ことでんにのり栗林公園へ。高松の松平家が100年かけて完成させた大名庭園です。はずかしながら高松にも何度も来てるのですが観光するのはじめて。でもって栗林といいつつも、松が多かったです。

たぶん長江の赤壁を意識した赤壁

かなり広い庭園で、計算されてるので足を止めちまうのですが、まともにみようとすると1時間ではおさまりません。ついでにかいておくと、冬の朝にまともにみようとしてるのはいませんで、公園内の大半をほぼひとりで独占。
浜離宮と同じく鴨場もありました。

鴨が遊ぶ池からおとりを使って

ここへ鴨を招きよせて網で掬うのですが

鴨を観察するこの「のぞき」で、鴨は警戒しなかったのかなあ、などとやはりおもっちまうのですが。

栗林公園からさらにことでんに乗って西へ

来た電車のドアが開いたらことでんのマスコット、ことちゃんがお出迎え。冗談抜きでなにもしらないでいきなりめがあったときは正直びっくりしました。

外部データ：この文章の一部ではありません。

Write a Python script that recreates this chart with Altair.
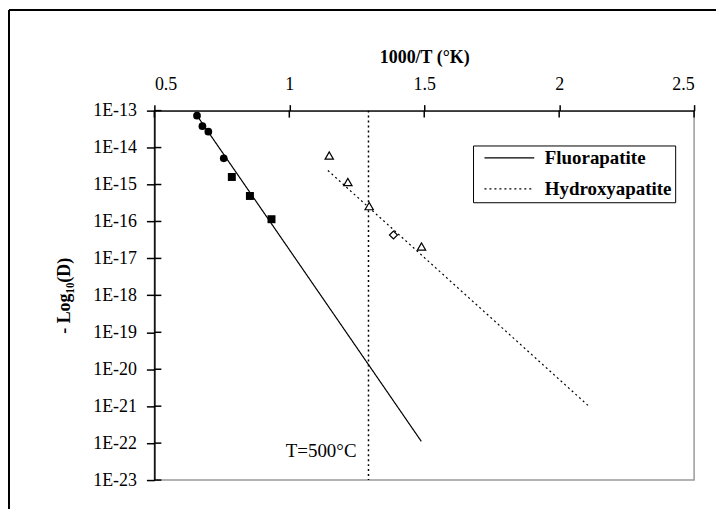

時間があったので帽子をかぶせて一枚(なにやってるんだおれ)。

ちなみにことでんというのは、高松と琴平を結ぶ路線を持つ私鉄です。

終点琴平駅から金刀比羅宮こんぴらさんを目指したのですが

階段がはんぱありません。700段以上あります。最初は「♪こんぴらふねふね」のメロディが流れて軽快に階段を登ってたんすが、上にあがるにつれてすこしくたびれてきます。

駅からは30分弱くらい、ふもとからは20分弱くらいで本宮へ到着。 一年の計は笑顔にあり、なんて鳥居に書いてあったのですが、階段ではちょっとムリな相談かも。

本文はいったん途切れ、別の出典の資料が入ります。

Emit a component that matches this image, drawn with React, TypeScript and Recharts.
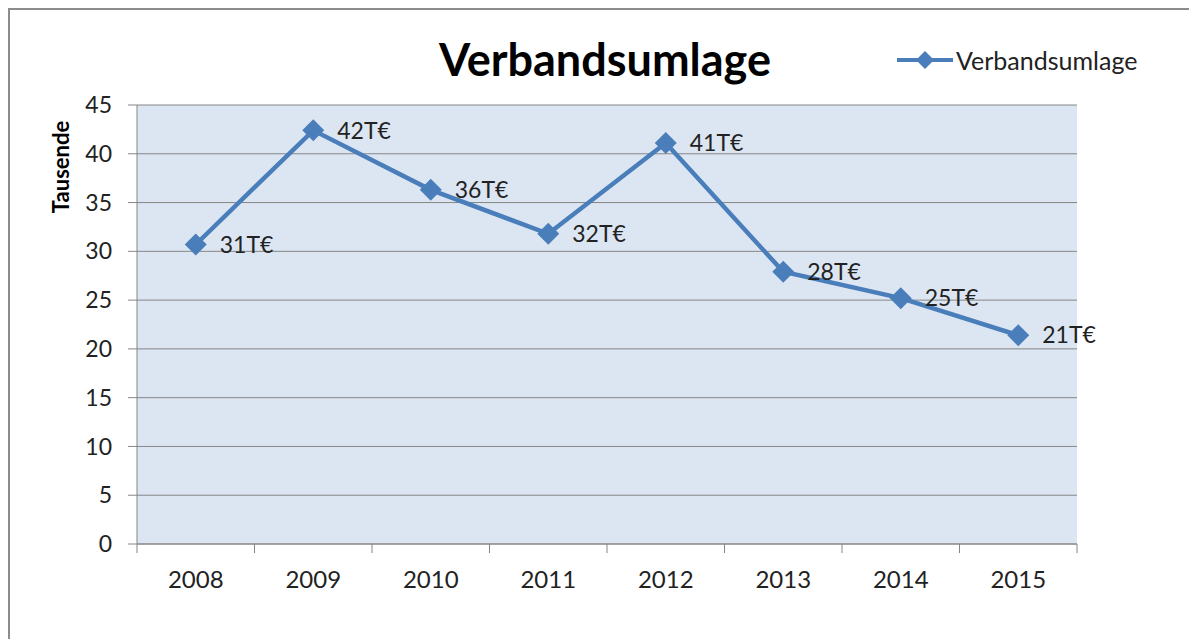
import React from "react";
import { LineChart, Line, XAxis, YAxis, CartesianGrid, LabelList } from "recharts";

const years = ["2008", "2009", "2010", "2011", "2012", "2013", "2014", "2015"];
const umlage = [30.7, 42.4, 36.3, 31.8, 41.1, 27.9, 25.2, 21.4];
const yTicks = [0, 5, 10, 15, 20, 25, 30, 35, 40, 45];

const data = years.map((year, i) => ({ year, umlage: umlage[i] }));

const W = 1185;
const H = 629;
const margin = { top: 95, right: 118, bottom: 55, left: 47 };
const yAxisWidth = 80;
const plotWidth = W - margin.left - margin.right - yAxisWidth;
const band = plotWidth / years.length;

const blue = "#4a7ebb";
const gray = "#868686";
const font = "Lato, 'Open Sans', sans-serif";

const Diamond = (props: any) => {
  const { cx, cy } = props;
  if (cx == null || cy == null) return null;
  const r = 11;
  return <polygon points={`${cx},${cy - r} ${cx + r},${cy} ${cx},${cy + r} ${cx - r},${cy}`} fill={blue} />;
};

const XTick = (props: any) => {
  const { x, y, payload, index } = props;
  const last = index === years.length - 1;
  return (
    <g>
      <line x1={x - band / 2} y1={y} x2={x - band / 2} y2={y + 9} stroke={gray} />
      {last && <line x1={x + band / 2} y1={y} x2={x + band / 2} y2={y + 9} stroke={gray} />}
      <text x={x} y={y + 44} textAnchor="middle" fontSize={24} fill="#222" fontFamily={font}>
        {payload.value}
      </text>
    </g>
  );
};

export default function App() {
  return (
    <div
      style={{
        position: "relative",
        width: 1187,
        height: H,
        overflow: "hidden",
        borderTop: "2px solid #8c8c8c",
        borderLeft: "2px solid #8c8c8c",
        background: "#fff",
      }}
    >
      <div
        style={{
          position: "absolute",
          left: 0,
          width: 1190,
          top: 22,
          textAlign: "center",
          fontFamily: font,
          fontWeight: 700,
          fontSize: 45,
          color: "#000",
        }}
      >
        Verbandsumlage
      </div>
      <div
        style={{
          position: "absolute",
          top: 35,
          left: 887,
          display: "flex",
          alignItems: "center",
          fontFamily: font,
          fontSize: 25,
          color: "#222",
        }}
      >
        <svg width={56} height={20}>
          <line x1={0} y1={10} x2={56} y2={10} stroke={blue} strokeWidth={4} />
          <polygon points="28,1 37,10 28,19 19,10" fill={blue} />
        </svg>
        <span style={{ marginLeft: 3 }}>Verbandsumlage</span>
      </div>
      <LineChart width={W} height={H} data={data} margin={margin}>
        <CartesianGrid vertical={false} stroke={gray} fill="#dce6f2" />
        <XAxis
          dataKey="year"
          stroke={gray}
          tickLine={false}
          tickSize={0}
          tickMargin={0}
          height={40}
          padding={{ left: band / 2, right: band / 2 }}
          tick={<XTick />}
        />
        <YAxis
          domain={[0, 45]}
          ticks={yTicks}
          width={yAxisWidth}
          stroke={gray}
          tickSize={9}
          tickMargin={16}
          tick={{ fill: "#222", fontSize: 23, fontFamily: font }}
          label={{
            content: (p: any) => {
              const vb = p.viewBox;
              const x = vb.x + 12;
              const y = vb.y + 62;
              return (
                <text
                  x={x}
                  y={y}
                  transform={`rotate(-90 ${x} ${y})`}
                  textAnchor="middle"
                  fontSize={22}
                  fontWeight={700}
                  fontFamily={font}
                  fill="#000"
                >
                  Tausende
                </text>
              );
            },
          }}
        />
        <Line
          type="linear"
          dataKey="umlage"
          name="Verbandsumlage"
          stroke={blue}
          strokeWidth={4.5}
          dot={<Diamond />}
          activeDot={false}
          isAnimationActive={false}
        >
          <LabelList
            dataKey="umlage"
            position="right"
            offset={24}
            fontSize={23}
            fontFamily={font}
            fill="#222"
            formatter={(v: any) => `${Math.round(Number(v))}T€`}
          />
        </Line>
      </LineChart>
    </div>
  );
}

あんまり天気はよくなかったのですが、本宮からはこんな眺め。

こんぴらさんにまつわる不思議な伝説がこんぴら狗です(白戸家のお父さんではありません)。こんぴらさんまで行けない庶民が飼い犬に初穂料や食費を入れたこんぴら参りの袋をつけさせて旅に出すとそれをみた道中の人が世話をして犬だけこんぴら参りをしてたのです。ほんとかなー、とおもうのですが、どうもほんとの話らしかったり。

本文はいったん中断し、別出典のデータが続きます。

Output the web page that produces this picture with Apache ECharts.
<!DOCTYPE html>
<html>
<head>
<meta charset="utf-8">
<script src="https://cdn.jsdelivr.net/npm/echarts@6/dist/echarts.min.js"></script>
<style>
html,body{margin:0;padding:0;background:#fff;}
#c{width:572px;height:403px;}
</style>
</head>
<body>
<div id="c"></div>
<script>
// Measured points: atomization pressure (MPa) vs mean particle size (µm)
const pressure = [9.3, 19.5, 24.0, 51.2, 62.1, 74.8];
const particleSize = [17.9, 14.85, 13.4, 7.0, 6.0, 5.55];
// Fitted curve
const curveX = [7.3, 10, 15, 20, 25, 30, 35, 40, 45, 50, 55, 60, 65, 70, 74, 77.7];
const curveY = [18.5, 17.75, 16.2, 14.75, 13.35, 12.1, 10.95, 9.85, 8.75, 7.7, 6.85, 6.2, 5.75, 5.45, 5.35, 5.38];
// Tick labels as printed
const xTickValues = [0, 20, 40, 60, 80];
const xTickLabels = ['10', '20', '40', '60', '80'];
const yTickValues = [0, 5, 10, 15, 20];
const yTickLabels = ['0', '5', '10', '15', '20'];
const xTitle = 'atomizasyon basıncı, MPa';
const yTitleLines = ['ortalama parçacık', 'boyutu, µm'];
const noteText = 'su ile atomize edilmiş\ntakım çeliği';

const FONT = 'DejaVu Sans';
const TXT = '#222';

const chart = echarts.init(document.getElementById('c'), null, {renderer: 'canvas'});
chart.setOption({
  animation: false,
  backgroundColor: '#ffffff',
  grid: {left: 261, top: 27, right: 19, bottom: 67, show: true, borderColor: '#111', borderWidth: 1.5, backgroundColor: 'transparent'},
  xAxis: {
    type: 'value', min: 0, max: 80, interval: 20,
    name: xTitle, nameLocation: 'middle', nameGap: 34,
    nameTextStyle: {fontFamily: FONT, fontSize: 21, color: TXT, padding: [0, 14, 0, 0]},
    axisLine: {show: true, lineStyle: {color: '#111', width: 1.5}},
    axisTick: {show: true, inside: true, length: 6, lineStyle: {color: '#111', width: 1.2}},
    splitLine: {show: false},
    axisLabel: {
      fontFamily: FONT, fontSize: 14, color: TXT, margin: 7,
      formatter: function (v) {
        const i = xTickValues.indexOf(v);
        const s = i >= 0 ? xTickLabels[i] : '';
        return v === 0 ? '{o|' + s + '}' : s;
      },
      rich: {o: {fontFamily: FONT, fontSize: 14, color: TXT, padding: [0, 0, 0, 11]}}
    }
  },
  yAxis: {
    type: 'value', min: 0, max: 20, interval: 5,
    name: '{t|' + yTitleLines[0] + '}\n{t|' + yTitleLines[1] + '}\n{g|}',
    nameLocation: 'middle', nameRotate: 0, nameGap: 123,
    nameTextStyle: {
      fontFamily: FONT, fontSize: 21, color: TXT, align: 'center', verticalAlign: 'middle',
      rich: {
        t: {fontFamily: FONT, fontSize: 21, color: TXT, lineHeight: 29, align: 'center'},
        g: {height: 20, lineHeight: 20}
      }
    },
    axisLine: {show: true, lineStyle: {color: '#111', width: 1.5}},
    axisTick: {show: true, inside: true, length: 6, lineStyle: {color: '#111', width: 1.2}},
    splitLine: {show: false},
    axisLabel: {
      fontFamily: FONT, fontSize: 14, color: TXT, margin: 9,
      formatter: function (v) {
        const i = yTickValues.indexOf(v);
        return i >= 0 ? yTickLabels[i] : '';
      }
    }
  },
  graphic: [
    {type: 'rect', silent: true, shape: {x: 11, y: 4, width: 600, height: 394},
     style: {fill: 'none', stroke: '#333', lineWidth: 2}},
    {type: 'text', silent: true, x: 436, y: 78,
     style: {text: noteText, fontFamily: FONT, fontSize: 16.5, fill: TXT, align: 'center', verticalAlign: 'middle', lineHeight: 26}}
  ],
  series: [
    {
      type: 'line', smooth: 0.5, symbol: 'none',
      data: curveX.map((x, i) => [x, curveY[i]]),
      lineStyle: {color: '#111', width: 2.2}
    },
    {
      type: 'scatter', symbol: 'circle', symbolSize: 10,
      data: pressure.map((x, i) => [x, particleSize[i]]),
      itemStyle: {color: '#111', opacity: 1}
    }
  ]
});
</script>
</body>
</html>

また海にまつわる「ながし樽」という伝統があってこんぴらさんに直接行けない人や水運の神様でもあるので航海の安全を祈願する人たちが樽に初穂料や祈祷文を詰めて海に流すと、それを見つけた人はこんぴらさんへ代参するのです。こちらはいまでもあるらしかったり。
なんでかはわかりません。
ここはそういうことをずっと続けてる場所ということがわかって、ちょっと良い意味で開いた口がふさがりませんでした。神様がそうさせてるのか、人はそれほど意地悪ではないのか、どっちかかもなんすが。
琴平町には温泉が湧きだしてて、

日頃の疲れをとるためにゆっくり入ってきました。

お約束のさぬきうどんを食べてから帰途へ。

舞子・明石海峡大橋の下。私にとって日常とのそうでないところの境界でして、気分を切り替えて東京に戻りました。